Eritrea is strewn with ruins that date back to the ancient Kingdom of Aksum, which rose to prominence around 100 AD and faded into antiquity just before the end of the first millennium. Over the centuries the physical remnants of this empire gone quietly to seed were disassembled and used as field boundaries in arid terraced plots. In some places you will see the odd stump of a stone column protruding from a vegetable crop. Other sites are better preserved and a cursory effort has been made to protect them
“You will need a permit to travel.”
“I'll get that. I need to see if they'll grant me an archaeology permit first.”
The following afternoon I walked to the National Museums Office, which turned out to be a large, two storey building. When I entered I found the ground floor unoccupied. There was no indication as to where I should go. I wandered around the place, tentatively peering into empty rooms, unsure whether I should even be there. In one corridor, populated by taxidermied examples of African wildlife I encountered the skeleton of a whale, laid out on the tiled floor. A small gang of cleaning ladies were poking their mops under the ribcage.

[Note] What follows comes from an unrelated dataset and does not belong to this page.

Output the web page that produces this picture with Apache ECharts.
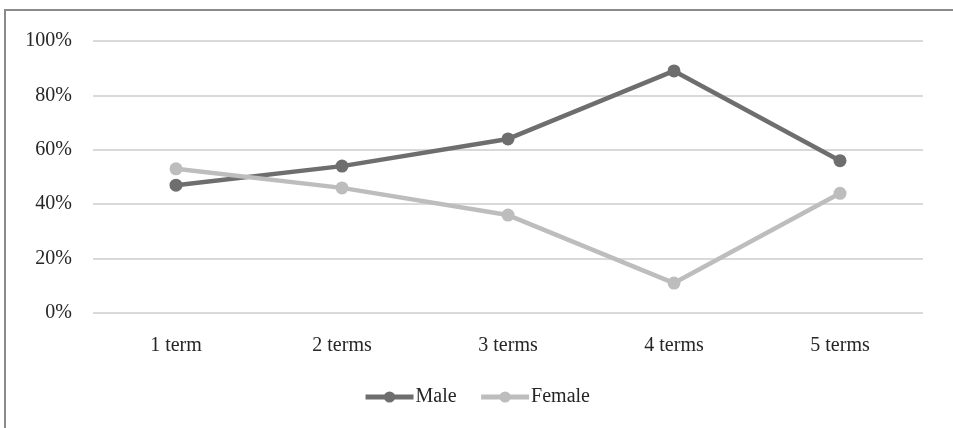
<!DOCTYPE html>
<html>
<head>
<meta charset="utf-8">
<script src="https://cdn.jsdelivr.net/npm/echarts@6/dist/echarts.min.js"></script>
<style>
html,body{margin:0;padding:0;background:#fff;}
#wrap{position:relative;width:953px;height:428px;overflow:hidden;}
#frame{position:absolute;left:4px;top:9px;width:960px;height:430px;border-left:2px solid #8a8a8a;border-top:2px solid #8a8a8a;box-sizing:border-box;}
#chart{position:absolute;left:0;top:0;width:953px;height:428px;}
</style>
</head>
<body>
<div id="wrap">
<div id="frame"></div>
<div id="chart"></div>
</div>
<script>
const categories = ['1 term', '2 terms', '3 terms', '4 terms', '5 terms'];
const maleValues = [47, 54, 64, 89, 56];
const femaleValues = [53, 46, 36, 11, 44];
const yTicks = [0, 20, 40, 60, 80, 100];

const font = '"Liberation Serif", "DejaVu Serif", serif';
const chart = echarts.init(document.getElementById('chart'), null, {renderer: 'canvas'});
chart.setOption({
  animation: false,
  backgroundColor: 'transparent',
  textStyle: {fontFamily: font},
  grid: {left: 93, right: 30, top: 41, bottom: 115, containLabel: false},
  legend: {
    bottom: 16,
    left: 'center',
    itemWidth: 48,
    itemHeight: 14,
    itemGap: 22,
    lineStyle: {width: 5},
    textStyle: {fontFamily: font, fontSize: 20, color: '#262626', padding: [0, 0, 0, -3]},
    data: ['Male', 'Female']
  },
  xAxis: {
    type: 'category',
    data: categories,
    boundaryGap: true,
    axisLine: {show: false},
    axisTick: {show: false},
    axisLabel: {fontFamily: font, fontSize: 20, color: '#262626', margin: 23}
  },
  yAxis: {
    type: 'value',
    min: yTicks[0],
    max: yTicks[yTicks.length - 1],
    interval: 20,
    axisLine: {show: false},
    axisTick: {show: false},
    axisLabel: {fontFamily: font, fontSize: 20, color: '#262626', margin: 21, formatter: '{value}%'},
    splitLine: {lineStyle: {color: '#d9d9d9', width: 2}}
  },
  series: [
    {
      name: 'Male',
      type: 'line',
      data: maleValues,
      symbol: 'circle',
      symbolSize: 13,
      lineStyle: {color: '#6e6e6e', width: 4.5},
      itemStyle: {color: '#6e6e6e'}
    },
    {
      name: 'Female',
      type: 'line',
      data: femaleValues,
      symbol: 'circle',
      symbolSize: 13,
      lineStyle: {color: '#bdbdbd', width: 4.5},
      itemStyle: {color: '#bdbdbd'}
    }
  ]
});
</script>
</body>
</html>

I eventually found the office I was looking for on one of the upper floors. The woman who arranged my permit asked me for my email address “so that I can make conversation with you.” I never heard from her.
On my way out of the building I paused to take some photographs of the whale. By now the cleaning ladies had gone and the ground floor of the building appeared to be deserted.
As I snapped away with my camera, the silence was suddenly broken by a booming voice from behind me:
“WHAT ARE YOU DOING?”
I turned around and saw an Eritrean man in his late 50s, with wild frizzy, grey hair, standing halfway up the staircase.
“I was just taking some photographs of your whale.”
“YOU CANNOT TAKE PHOTOGRAPHS IN HERE. GIVE ME YOUR CAMERA.”
I tried to calm him down but he was absolutely incensed and my apologies only served to fuel his rage.
“WAIT HERE,” he said angrily, disappearing back up the stairs.
I decided that, under the circumstances, I would not to wait and slipped out of the museum before he could return.